Для других, возможно, советскую власть задним числом делало неприемлемой то, что они сидели в каких-то проблемах. Но для меня сначала была неприемлемой советская власть, и это делало из меня философа.
«Шизоидное подполье» жило в философии и психологии глубин, психологии пограничного существования, в динамическом подвергании сомнению человеческого вообще. Не просто такой строй или иной, царская власть или западная либеральная, а человеческое вообще. Точкой сборки была, конечно, ранняя проза Мамлеева, взрывавшая и зачищавшая человеческое как проблему.
Встреча с Женей Головиным открыла мне дорогу в проблематику высшей масонерии, герметизма, традиционализма, что, как ни странно, вызывало у меня сначала полное принятие после Гегеля, которого я с восторгом сливаю.
А потом я начинаю борьбу с ними между 20 и 25 годами, когда у меня случился визион с распятым Великим Существом и его бесконечными отражениями, и шансом отражения порвать эту связь, эту зависимость, потому что ближе отражения слишком ясные, привязаны к оригиналу, дальше они слишком мутные, и не имеет смысла завоевывать свободу, потому что там и так царит хаос.
После этого я вошел в другое пространство, я стал читать по-французски литературу из спецхрана (по-русски этого тогда не существовало). Французский язык стал для меня «Вергилием», проводником в организованное знание.

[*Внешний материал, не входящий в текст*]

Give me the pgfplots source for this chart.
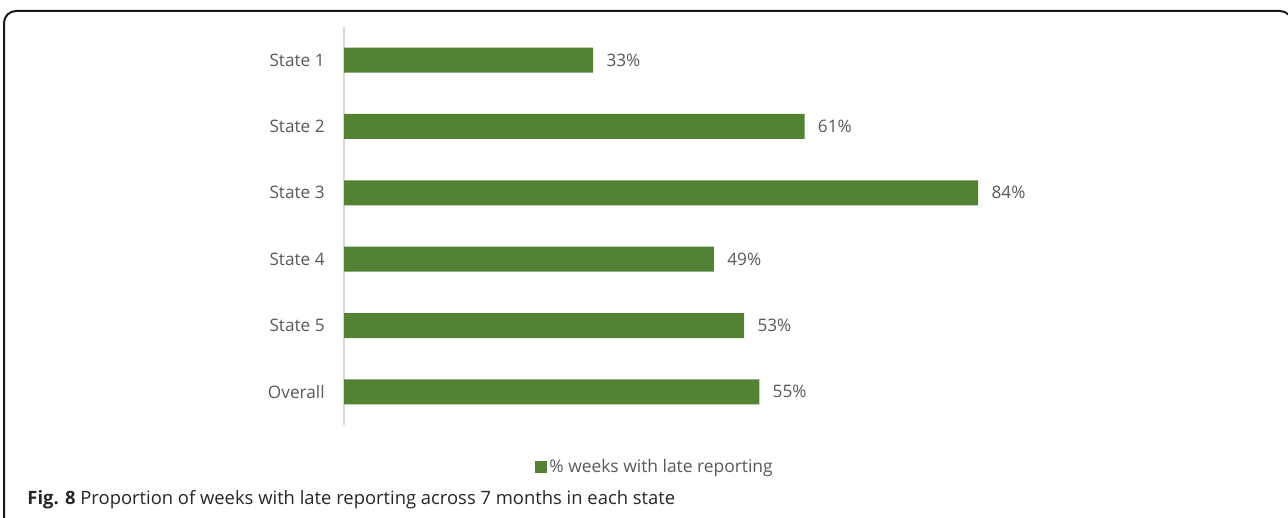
\documentclass[border=0pt]{standalone}
\usepackage{pgfplots}
\pgfplotsset{compat=1.18}
\usepackage{fontspec}
\setmainfont{Open Sans}
\definecolor{barcol}{HTML}{548235}
\definecolor{txt}{HTML}{595959}
\definecolor{axcol}{HTML}{D9D9D9}
\begin{document}
\begin{tikzpicture}
\useasboundingbox (0,0) rectangle (644pt,259pt);
\clip (0,0) rectangle (644pt,259pt);
\draw[line width=1pt, black!90, rounded corners=6pt] (2pt,-20pt) rectangle (646pt,253.5pt);
\begin{axis}[
  at={(172pt,46.5pt)}, anchor=south west,
  scale only axis, width=377.5pt, height=199pt,
  xbar, bar width=12.5pt,
  xmin=0, xmax=100, ymin=-0.5, ymax=5.5, y dir=reverse,
  axis x line=none, axis y line*=left,
  y axis line style={axcol, line width=0.6pt},
  ytick={0,1,2,3,4,5},
  yticklabels={State 1,State 2,State 3,State 4,State 5,Overall},
  major tick length=0pt,
  yticklabel style={font=\fontsize{8.6}{10}\selectfont, text=txt, inner sep=0pt, xshift=-9.5pt},
  nodes near coords={\pgfmathprintnumber[assume math mode=true]{\pgfplotspointmeta}\%},
  every node near coord/.append style={font=\fontsize{8.6}{10}\selectfont, text=txt, inner sep=0pt, anchor=west, xshift=6.5pt},
  legend style={at={(0.412,-0.1055)}, anchor=center, draw=none, fill=none,
    font=\fontsize{8.7}{10}\selectfont, text=txt, inner sep=0pt,
    nodes={inner sep=1.3pt}},
  legend image code/.code={\fill[barcol] (0pt,-3pt) rectangle (6pt,3pt);},
]
\addplot[fill=barcol, draw=none] coordinates {(33,0) (61,1) (84,2) (49,3) (53,4) (55,5)};
\addlegendentry{\% weeks with late reporting}
\end{axis}
\node[anchor=west, inner sep=0pt, font=\fontsize{9.2}{11}\selectfont, text=black!85] at (13.5pt,9pt) {\textbf{Fig. 8} Proportion of weeks with late reporting across 7 months in each state};
\end{tikzpicture}
\end{document}
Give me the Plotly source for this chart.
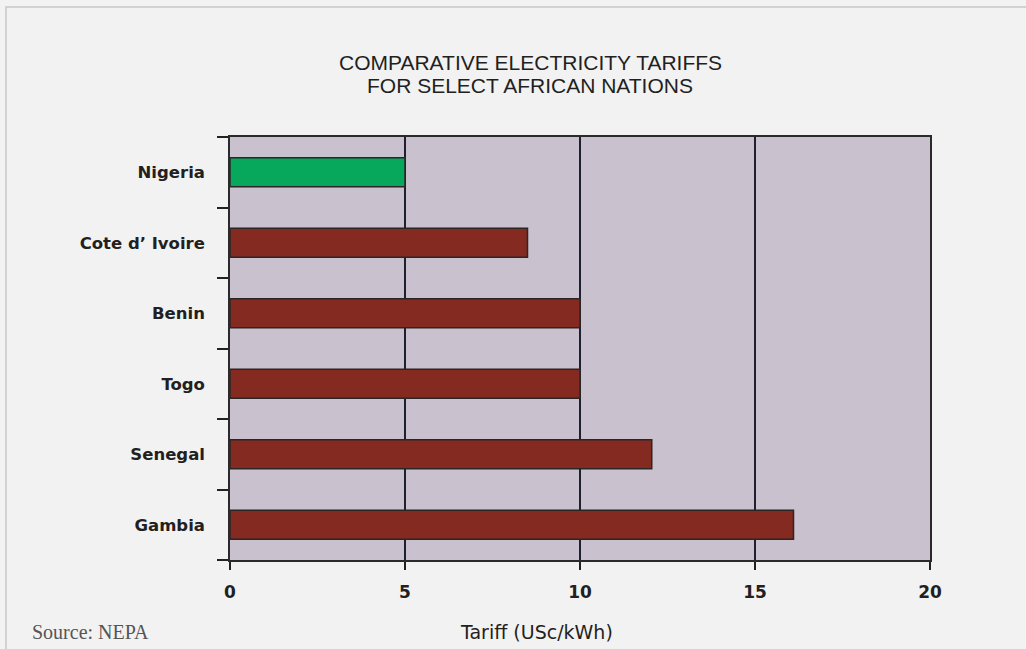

Я потратил пять или семь лет на преодоление, на внутреннюю борьбу с генонизмом как с мировоззрением, которое обладает гипнотической и логической беспроигрышностью и безусловностью на два порядка выше, чем немецкая классическая философия. Немецкая классическая философия по сравнению с Геноном — детский лепет. Она сложнее по изложению, но она предоставляет возможность диспута, дискуссии, там есть десятки сомнительных мест, которые можно оспаривать. В этом плане она побуждает к собственной мысли.
А геноновский дискурс — это таблица умножения. Если дважды два — четыре, то о чем тут можно спорить? Спорить бессмысленно.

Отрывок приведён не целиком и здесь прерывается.